Impressed with Li’s raw talent, the instructor encouraged Li to continue pursuing short stories and novels beyond that single class. As the young woman crept closer to finishing her graduate studies, she realized how badly she wanted to become a writer rather than a scientist and abruptly changed course, eventually enrolling in the Iowa Writers’ Workshop, arguably the most respected U.S. program that nurtures emerging authors.
Li has gained fame dramatizing the effects of late-20th-century China’s sweeping social changes by exploring the lives of everyday people through suspense, depth and beauty in which history, politics and folklore intersect the human condition.
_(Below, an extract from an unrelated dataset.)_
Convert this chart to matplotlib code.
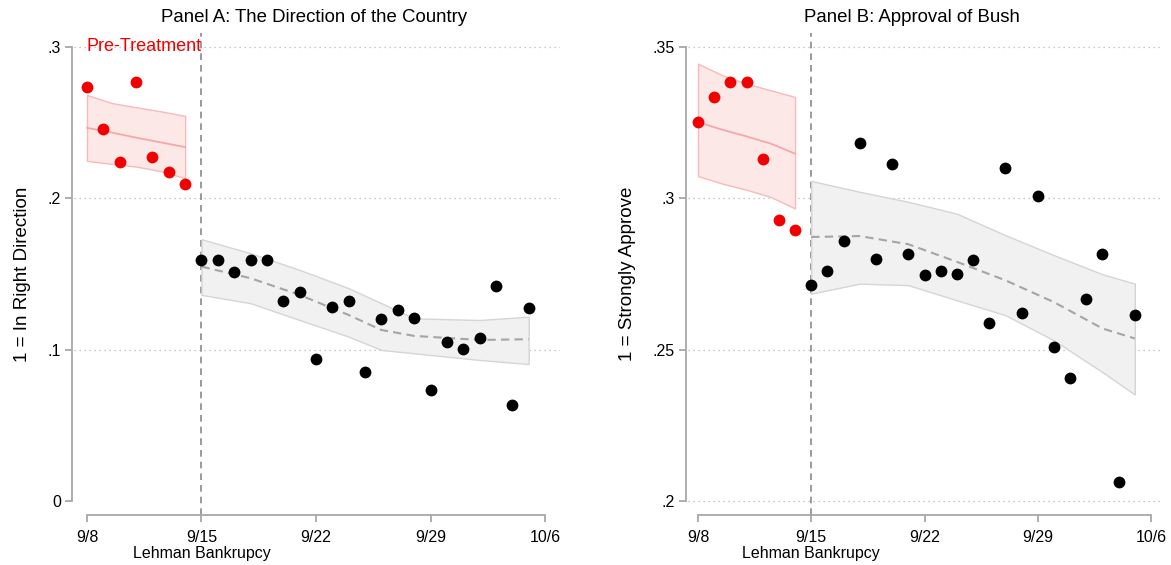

Her fictional characters transcend race and geography, critics say, resonating with Americans who imagine what it might be like to live under an authoritarian regime. One story, for instance, features an elderly widow lacking a pension from her bankrupt garment factory. In another, a young man who resembles Chairman Mao becomes an impersonator of the latter but eventually winds up a self-castrated social outcast.
Li’s 2005 debut collection, A Thousand Years of Good Prayers, won the Frank O’Connor International Short Story Award, the PEN/Hemingway Award and the Guardian First Book Award, among others. Her 2009 novel, The Vagrants, and her second collection, Gold Boy, Emerald Girl, published last September, also scored high praise among critics.
“Students admire her way, not just of leading them through meanings in fiction, but of revealing to them the ways authors pull off their tricks,” says Dr. Scott Simmon, chairman of the UC Davis English department, where Li is an associate professor. “She treats her (story) characters with great compassion and yet never lets us lose sight of the comedy in their plights. That Yiyun does this in her second language is all the more remarkable.”
Ironically, Li, a married mother of two, has never written fiction in Chinese, having had to, like so many others in China, self-censor her opinions. She lived through the bloody 1989 Tiananmen Square protests in Beijing; her parents locked her bedroom to keep her safe. But she read English-language authors such as Charles Dickens, Virginia Woolf and Alice Walker, sparking her imagination of what storytelling could be like. Li hopes the $500,000 unrestricted MacArthur award allows her to spend more time writing and less time teaching.
“I’m not 24/7,” says Li. “Students send e-mail at midnight and expect replies right away. I make it clear that we have boundaries.”
A UC Davis faculty member since 2008, Li advises new, young faculty to do as much planning as possible prior to the start of a semester while remaining flexible to the prospect of securing a surprise guest speaker or two on short notice.
And like a mother hen, she constantly urges her creative writing students to keep pushing. “What are you going to do from 7:00 to 10:00 p.m.? Watch TV or write? I say, ‘Write!’”
Title: Associate professor of English, University of California, Davis
Education: M.F.A.: Creative Fiction Writing, University of Iowa
M.F.A.: Creative Non-Fiction Writing, University of Iowa;
M.S.: Interdisciplinary Study, University of Iowa;
B.S.: Biology, Peking University
Age: 38
Career Mentors: James Alan McPherson (University of Iowa), Marilynne Robinson (University of Iowa)
Words to Live By: If you have a novel inside you, make up your mind to simply write it and make your characters come alive.